M.F.K. Fisher [1908-1992] wrote that the best outdoor eating is on the side of a hill in the early evening. Her story of an unforgettable picnic took place in Switzerland in the 1930s. Sixty years later, in the 1990s, on a grassy meadow in Taiwan, we had a similar family experience. Continents and decades apart, the stories are interwoven because both Fisher’s memory and mine are reflections about more than the menu.

Fisher’s story went like this. She and her husband were building a small house above Lake Geneva, Switzerland, on a steep hillside surrounded by vineyards. Her parents came from California to visit. Late afternoon sun in June promised just enough warmth for an outside meal. The four of them carried baskets to the construction site, after workers had left for the day.

A table under the apple tree was covered with a checkered cloth and set with silver, ceramic plates and cloth napkins. Bottles of wine were placed in an ancient spring-fed fountain to chill. A fire was built, ringed with stones and roofing tiles, fueled with wood shavings.

The first spring peas were ready to harvest. As the men picked from the terraced garden uphill, Mary Frances ran baskets downhill to her mother who quickly shelled them into a pot. An iron casserole was set over the open fire where the peas “cooked for perhaps four or five minutes, swirling them in butter and their own steam”. Salt and pepper at the end, then table side.

On each plate lay a small roasted pullet. There was salad of delicate mountain lettuces, a basket of good bread, and fountain-chilled white wine generously poured. And those tender young peas–freshly steamed and seasoned! They shared the harvested feast and each other’s company as the surrounding hills turned rosy and the sun began to sink. Suddenly, in a neighboring field, “…a cow moved her head among the meadow flowers and shook her bell in a slow, melodious rhythm, a kind of hymn.” Fisher never forgot it.

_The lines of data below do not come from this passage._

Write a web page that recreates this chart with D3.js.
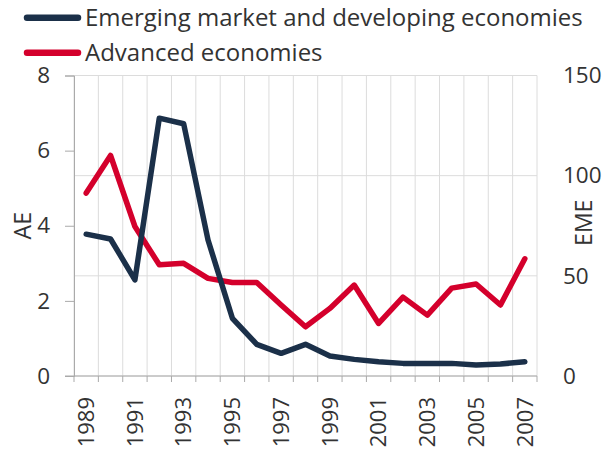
<!DOCTYPE html>
<html>
<head>
<meta charset="utf-8">
<script src="https://cdn.jsdelivr.net/npm/d3@7"></script>
<style>
  body { margin: 0; background: #fff; }
  svg text { font-family: "Open Sans", sans-serif; fill: #333; }
</style>
</head>
<body>
<script>
// data
var years = d3.range(1989, 2008);
var emeValues = [70.8, 68.4, 48.0, 128.7, 125.9, 67.9, 28.8, 15.8, 11.3, 15.8,
                 10.0, 8.3, 7.1, 6.3, 6.3, 6.3, 5.5, 6.0, 7.1];
var aeValues = [4.87, 5.87, 3.98, 2.96, 3.00, 2.60, 2.49, 2.49, 1.89, 1.31,
                1.80, 2.42, 1.40, 2.10, 1.62, 2.34, 2.45, 1.89, 3.12];
var leftTicks = [0, 2, 4, 6, 8];
var rightTicks = [0, 50, 100, 150];
var legendNames = ["Emerging market and developing economies", "Advanced economies"];
var colors = ["#1b3049", "#d4002c"];

var width = 613, height = 452;
var margin = { top: 75.5, right: 76, bottom: 76, left: 74 };
var fontSize = 22.5;

var svg = d3.select("body").append("svg")
    .attr("width", width)
    .attr("height", height);

var x = d3.scaleBand()
    .domain(years)
    .range([margin.left, width - margin.right]);
var yLeft = d3.scaleLinear().domain([0, 8]).range([height - margin.bottom, margin.top]);
var yRight = d3.scaleLinear().domain([0, 150]).range([height - margin.bottom, margin.top]);

var edges = years.map(function (d) { return x(d); }).concat([width - margin.right]);

// gridlines
var grid = svg.append("g");
grid.selectAll(".vgrid")
    .data(edges)
    .enter().append("line")
      .attr("x1", function (d) { return d; })
      .attr("x2", function (d) { return d; })
      .attr("y1", margin.top)
      .attr("y2", height - margin.bottom)
      .attr("stroke", "#dcdcdc")
      .attr("stroke-width", 1);
grid.selectAll(".hgrid")
    .data(rightTicks)
    .enter().append("line")
      .attr("x1", margin.left)
      .attr("x2", width - margin.right)
      .attr("y1", function (d) { return yRight(d); })
      .attr("y2", function (d) { return yRight(d); })
      .attr("stroke", "#dcdcdc")
      .attr("stroke-width", 1);

// left axis
var leftAxis = svg.append("g")
    .attr("transform", "translate(" + margin.left + ",0)")
    .call(d3.axisLeft(yLeft).tickValues(leftTicks).tickSize(9).tickPadding(15));
leftAxis.select(".domain").attr("stroke", "#aaa");
leftAxis.selectAll(".tick line").attr("stroke", "#aaa");
leftAxis.selectAll("text").style("font-size", fontSize + "px").attr("fill", "#333");

// right axis, labels only
var rightAxis = svg.append("g")
    .attr("transform", "translate(" + (width - margin.right) + ",0)")
    .call(d3.axisRight(yRight).tickValues(rightTicks).tickSize(0).tickPadding(26));
rightAxis.select(".domain").remove();
rightAxis.selectAll("text").style("font-size", fontSize + "px").attr("fill", "#333");

// x axis
var xAxis = svg.append("g")
    .attr("transform", "translate(0," + (height - margin.bottom) + ")")
    .call(d3.axisBottom(x).tickSize(0).tickFormat(function (d) { return d % 2 === 1 ? d : ""; }));
xAxis.select(".domain").remove();
xAxis.selectAll("text")
    .style("font-size", "22px")
    .attr("fill", "#333")
    .attr("transform", "rotate(-90)")
    .attr("text-anchor", "end")
    .attr("dy", "0.35em")
    .attr("x", -21)
    .attr("y", 0);
xAxis.append("line")
    .attr("x1", margin.left - 9)
    .attr("x2", width - margin.right)
    .attr("stroke", "#aaa");
xAxis.selectAll(".xtick")
    .data(edges)
    .enter().append("line")
      .attr("x1", function (d) { return d; })
      .attr("x2", function (d) { return d; })
      .attr("y1", 0)
      .attr("y2", 6)
      .attr("stroke", "#aaa");

// axis titles
svg.append("text")
    .attr("transform", "translate(31," + yLeft(4) + ") rotate(-90)")
    .attr("text-anchor", "middle")
    .style("font-size", "23px")
    .text("AE");
svg.append("text")
    .attr("transform", "translate(592," + (yLeft(4) - 3) + ") rotate(-90)")
    .attr("text-anchor", "middle")
    .style("font-size", "23px")
    .text("EME");

// lines
var cx = function (d, i) { return x(years[i]) + x.bandwidth() / 2; };
var emeLine = d3.line().x(cx).y(function (d) { return yRight(d); });
var aeLine = d3.line().x(cx).y(function (d) { return yLeft(d); });

svg.append("path")
    .datum(aeValues)
    .attr("d", aeLine)
    .attr("fill", "none")
    .attr("stroke", colors[1])
    .attr("stroke-width", 5.5)
    .attr("stroke-linejoin", "round")
    .attr("stroke-linecap", "round");
svg.append("path")
    .datum(emeValues)
    .attr("d", emeLine)
    .attr("fill", "none")
    .attr("stroke", colors[0])
    .attr("stroke-width", 5.5)
    .attr("stroke-linejoin", "round")
    .attr("stroke-linecap", "round");

// legend
var legend = svg.selectAll(".legend")
    .data(legendNames)
    .enter().append("g")
      .attr("transform", function (d, i) { return "translate(0," + (17.7 + i * 35) + ")"; });
legend.append("line")
    .attr("x1", 27).attr("x2", 78)
    .attr("stroke", function (d, i) { return colors[i]; })
    .attr("stroke-width", 6.5)
    .attr("stroke-linecap", "round");
legend.append("text")
    .attr("x", 85)
    .attr("dy", "0.35em")
    .style("font-size", "24px")
    .text(function (d) { return d; });
</script>
</body>
</html>
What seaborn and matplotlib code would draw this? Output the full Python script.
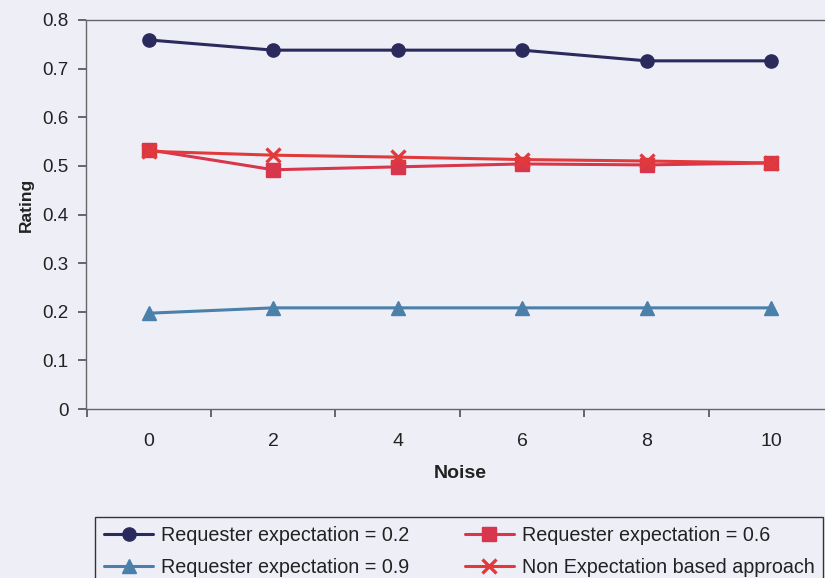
import numpy as np
import pandas as pd
import matplotlib
matplotlib.use("Agg")
import matplotlib.pyplot as plt
import seaborn as sns

noise = [0, 2, 4, 6, 8, 10]
exp_02 = [0.759, 0.738, 0.738, 0.738, 0.716, 0.716]
exp_06 = [0.533, 0.492, 0.498, 0.504, 0.502, 0.506]
exp_09 = [0.197, 0.208, 0.208, 0.208, 0.208, 0.208]
non_exp = [0.530, 0.522, 0.518, 0.513, 0.510, 0.506]
y_ticks = [0, 0.1, 0.2, 0.3, 0.4, 0.5, 0.6, 0.7, 0.8]
y_tick_labels = ["0", "0.1", "0.2", "0.3", "0.4", "0.5", "0.6", "0.7", "0.8"]

names = ["Requester expectation = 0.2", "Requester expectation = 0.6",
         "Requester expectation = 0.9", "Non Expectation based approach"]
series = [exp_02, exp_06, exp_09, non_exp]
colors = ["#2b2a5c", "#d8364c", "#4a80aa", "#e23a3a"]
markers = ["o", "s", "^", "x"]
msizes = [9.5, 10, 9.5, 10]

sns.set_theme(style="white")
plt.rcParams["font.family"] = ["Liberation Sans", "DejaVu Sans"]

bg = "#eeeef7"
W, H = 825, 578
fig = plt.figure(figsize=(8.25, 5.78), dpi=100, facecolor=bg)
ax = fig.add_axes([86/W, 1-409/H, 1.01-86/W, (409-20)/H])
ax.set_facecolor(bg)

for i in [0, 2, 1, 3]:
    df = pd.DataFrame({"Noise": noise, "Rating": series[i]})
    sns.lineplot(data=df, x="Noise", y="Rating", ax=ax, color=colors[i],
                 marker=markers[i], markersize=msizes[i], linewidth=2.2,
                 markeredgecolor=colors[i], markeredgewidth=2.4 if markers[i] == "x" else 1,
                 label=names[i], zorder=3 + i)

ax.set_xlim(-1.01, 11.0)
ax.set_ylim(0, 0.8)
ax.set_yticks(y_ticks)
ax.set_yticklabels(y_tick_labels, fontsize=13.5, color="#222222")
# unlabelled major ticks at category boundaries, labels on minor ticks
ax.set_xticks([-1, 1, 3, 5, 7, 9, 11])
ax.set_xticklabels([])
ax.set_xticks(noise, minor=True)
ax.set_xticklabels([str(v) for v in noise], minor=True, fontsize=14, color="#222222")
ax.tick_params(axis="x", which="major", length=6, color="#555555", direction="out", bottom=True)
ax.tick_params(axis="x", which="minor", length=0, pad=17, bottom=True)
ax.tick_params(axis="y", length=6, color="#555555", direction="out", pad=6.5, left=True)

ax.set_xlabel("Noise", fontsize=14, fontweight="bold", color="#222222")
ax.xaxis.set_label_coords((460-86)/(1.01*W-86), (409-474)/389)
ax.xaxis.label.set_va("center")
ax.set_ylabel("Rating", fontsize=12.5, fontweight="bold", color="#222222")
ax.yaxis.set_label_coords((26-86)/(1.01*W-86), (409-205)/389)
ax.yaxis.label.set_va("center")

for s in ["left", "bottom", "top"]:
    ax.spines[s].set_visible(True)
    ax.spines[s].set_color("#666666")
    ax.spines[s].set_linewidth(1.0)
ax.spines["right"].set_visible(False)
ax.grid(False)

h, l = ax.get_legend_handles_labels()
lookup = dict(zip(l, h))
leg_order = [names[0], names[2], names[1], names[3]]
ax.get_legend().remove()
leg = fig.legend([lookup[n] for n in leg_order], leg_order, ncol=2,
                 loc="upper left", bbox_to_anchor=(95/W, 1-517/H),
                 fontsize=14.2, frameon=True, fancybox=False,
                 edgecolor="#333333", facecolor=bg, framealpha=1,
                 handlelength=2.5, handletextpad=0.4, borderpad=0.45,
                 labelspacing=0.65, columnspacing=2.8, borderaxespad=0)
for t in leg.get_texts():
    t.set_color("#222222")
leg.get_frame().set_linewidth(1.0)

fig.savefig("out.png", dpi=100, facecolor=bg)
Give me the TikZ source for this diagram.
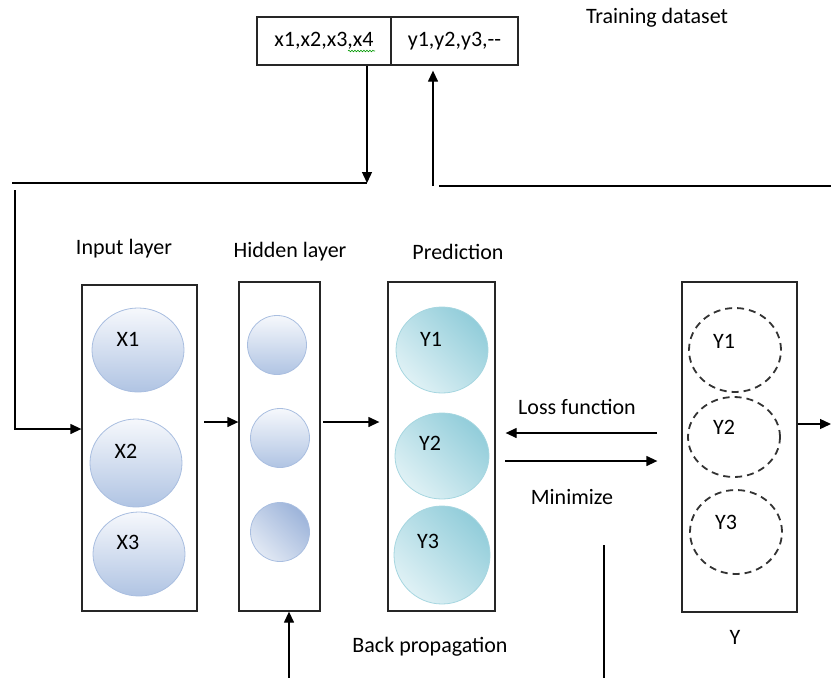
\documentclass[tikz,border=0pt]{standalone}
\usepackage{fontspec}
\setmainfont{Carlito}
\usetikzlibrary{arrows.meta,shapes.geometric,decorations.pathmorphing}
\definecolor{inborder}{HTML}{A9BEE0}
\definecolor{intop}{HTML}{F6F8FC}
\definecolor{inbot}{HTML}{B0C4E3}
\definecolor{hdark}{HTML}{9DB4DA}
\definecolor{hlight}{HTML}{E2E9F4}
\definecolor{pborder}{HTML}{A6D6E0}
\definecolor{pdark}{HTML}{92CDDA}
\definecolor{plight}{HTML}{DFF1F5}
\begin{document}
\begin{tikzpicture}[x=1pt,y=-1pt,
  lbl/.style={font=\fontsize{22}{26}\selectfont, text=black, inner sep=0},
  layerbox/.style={draw=black!85, line width=1.3pt, rectangle, inner sep=0},
  arr/.style={line width=1.3pt, draw=black, -{Triangle[length=11pt,width=10pt]}},
  ln/.style={line width=1.3pt, draw=black},
  incirc/.style={ellipse, draw=inborder, line width=0.8pt, inner sep=0,
     top color=intop, bottom color=inbot},
  hdiag/.style={ellipse, draw=inborder, line width=0.8pt, inner sep=0,
     top color=hdark, bottom color=hlight, shading angle=-45},
  pcirc/.style={ellipse, draw=pborder, line width=0.8pt, inner sep=0,
     top color=pdark, bottom color=plight, shading angle=-45},
  dcirc/.style={ellipse, draw=black!80, line width=1.8pt, dash pattern=on 7pt off 5pt, inner sep=0},
]
\useasboundingbox (0,0) rectangle (831,678);

% training dataset table
\node[layerbox, minimum width=134pt, minimum height=48pt, lbl] (xcell) at (324,41) {x1,x2,x3,x4};
\node[layerbox, minimum width=127pt, minimum height=48pt, lbl] (ycell) at (454.5,41) {y1,y2,y3,{-}{-}};
\draw[green!60!black, line width=0.6pt, decorate, decoration={snake, amplitude=0.8pt, segment length=3pt}] (348,51) -- (375,51);
\node[lbl] (tds) at (657,18) {Training dataset};

% layer boxes
\node[layerbox, minimum width=115pt, minimum height=326pt] (inbox) at (139.5,448) {};
\node[layerbox, minimum width=81pt, minimum height=329pt] (hidbox) at (279.5,446.5) {};
\node[layerbox, minimum width=107pt, minimum height=329pt] (predbox) at (441.5,446.5) {};
\node[layerbox, minimum width=115pt, minimum height=330pt] (ybox) at (739.5,447) {};

% titles
\node[lbl] (tin) at (124,249) {Input layer};
\node[lbl] (thid) at (290,252) {Hidden layer};
\node[lbl] (tpred) at (458,252) {Prediction};
\node[lbl] (ty) at (735,637) {Y};

% input circles
\node[incirc, minimum width=92pt, minimum height=84pt] (x1) at (138,350) {};
\node[incirc, minimum width=92pt, minimum height=88pt] (x2) at (136,463) {};
\node[incirc, minimum width=92pt, minimum height=84pt] (x3) at (139,554) {};
\node[lbl] (x1t) at (128,339) {X1};
\node[lbl] (x2t) at (126,451) {X2};
\node[lbl] (x3t) at (128,542) {X3};

% hidden circles
\node[incirc, minimum width=59pt, minimum height=59pt] (h1) at (277,345) {};
\node[incirc, minimum width=59pt, minimum height=59pt] (h2) at (280,438) {};
\node[hdiag, minimum width=59pt, minimum height=59pt] (h3) at (280,532) {};

% prediction circles
\node[pcirc, minimum width=92pt, minimum height=86pt] (p1) at (442,350) {};
\node[pcirc, minimum width=94pt, minimum height=86pt] (p2) at (442,456) {};
\node[pcirc, minimum width=96pt, minimum height=98pt] (p3) at (442,555) {};
\node[lbl] (p1t) at (431,339) {Y1};
\node[lbl] (p2t) at (430,443) {Y2};
\node[lbl] (p3t) at (428,541) {Y3};

% target circles
\node[dcirc, minimum width=92pt, minimum height=84pt] (y1) at (735,350) {};
\node[dcirc, minimum width=92pt, minimum height=80pt] (y2) at (734,437) {};
\node[dcirc, minimum width=92pt, minimum height=84pt] (y3) at (736,532) {};
\node[lbl] (y1t) at (724,341) {Y1};
\node[lbl] (y2t) at (724,427) {Y2};
\node[lbl] (y3t) at (726,522) {Y3};

% middle labels
\node[lbl] (loss) at (577,407) {Loss function};
\node[lbl] (mini) at (572,497) {Minimize};
\node[lbl] (bprop) at (430,647) {Back propagation};

% coordinates
\coordinate (dtip) at (367,183);
\coordinate (tl) at (12,183);
\coordinate (lv) at (15,190);
\coordinate (lin) at (15,429);
\coordinate (ubot) at (433,186);
\coordinate (rl1) at (439,186);
\coordinate (rl2) at (831,186);
\coordinate (a1) at (204,422);
\coordinate (a2) at (323,422);
\coordinate (l1) at (657,433);
\coordinate (m1) at (505,461);
\coordinate (outend) at (831,424);
\coordinate (b1) at (604,545);
\coordinate (b2) at (604,678);
\coordinate (bp) at (289,678);

% connectors
\draw[arr] (xcell.south -| dtip) -- (dtip);
\draw[ln] (tl) -- (dtip);
\draw[arr] (lv) -- (lin) -- (lin -| inbox.west);
\draw[arr, shorten >=5pt] (ubot) -- (ycell.south -| ubot);
\draw[ln] (rl1) -- (rl2);
\draw[arr] (a1) -- (a1 -| hidbox.west);
\draw[arr, shorten >=8pt] (a2) -- (a2 -| predbox.west);
\draw[arr, shorten >=10pt] (l1) -- (l1 -| predbox.east);
\draw[arr, shorten >=24pt] (m1) -- (m1 -| ybox.west);
\draw[arr] (outend -| ybox.east) -- (outend);
\draw[ln] (b1) -- (b2);
\draw[arr] (bp) -- (bp |- hidbox.south);
\end{tikzpicture}
\end{document}
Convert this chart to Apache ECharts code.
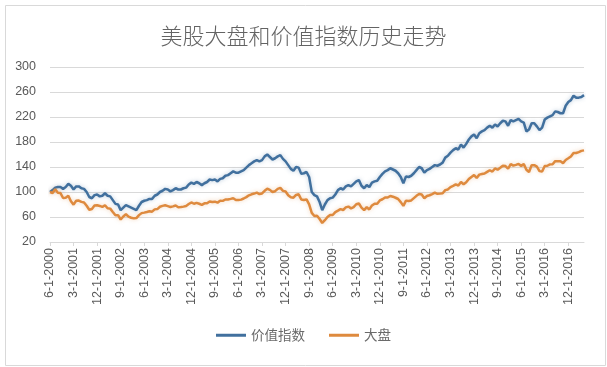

There is more than the communion of bodies when bread is broken and wine drunk. –m.f.k. fisher

In the spring of our first year in Taiwan, we went on a picnic where the alignment of people, place, and food replicated this kind of perfection. More importantly, our young daughter’s understanding of the communal spirit created when food is shared in good company began there on a grassy hillside.

Yangmingshan is the national park north of Taipei. It was typically crowded on weekends with cooped up city people seeking fresh air, hiking trails, flowers and greenery. Friends Maddy and Cabby knew of an area in the park where water buffalo grazed freely and people were few. They organized a picnic in Buffalo Meadows on a late afternoon. We were four adults and three young children.

From the parking area, we hiked uphill in a cloud so dense it moistened our hair and skin with droplets of water. At the top of the trail, the landscape turned sunny and green with views all around. The soft grass was picnic perfect. Out of a backpack came a Frisbee and the men organized play on the hillside. Lara and Liza tired of running after a frisbee they could not catch. They tried to follow a slow moving water buffalo. He wandered on.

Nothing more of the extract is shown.